Report

Credit card and student loan debt among young Americans rose dramatically in the 1990s, leaving many young adults over-extended and vulnerable to financial collapse. This briefing paper documents the rise in credit card and student loan debt between 1992 and 2001 and examines the factors contributing to young adults’ increased reliance on credit cards. 

October 12, 2004

In This Report, You’ll Learn

  1. 1

    How debt is affecting the future of young adults ages 18 - 34.

  2. 2

    What factors contribute to indebtedness for youth adults.

  3. 3

    How student loan debt has changed over the years.

  4. 4

    Policy recommendations to decrease the debt burden.

Key Takeaway

Many factors, including deregulation of the credit card industry, contributed to young Americans being deeply in debt.
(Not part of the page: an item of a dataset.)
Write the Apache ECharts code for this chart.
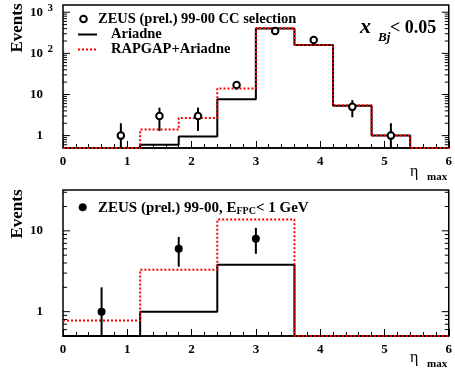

In the 1990s, the major living expenses that begin to mount between the ages of 25 and 34— housing, child care and health care— all increased dramatically. And the rising unemployment, slow real wage growth and skyrocketing tuition with resulting student loan debts have combined to erode the economic security of today’s young adults.

Additionally, the newly-deregulated credit industry began aggressively marketing to young people on college campuses. Deregulation brought higher rates and fees, making it increasingly difficult for young Americans to get out of debt.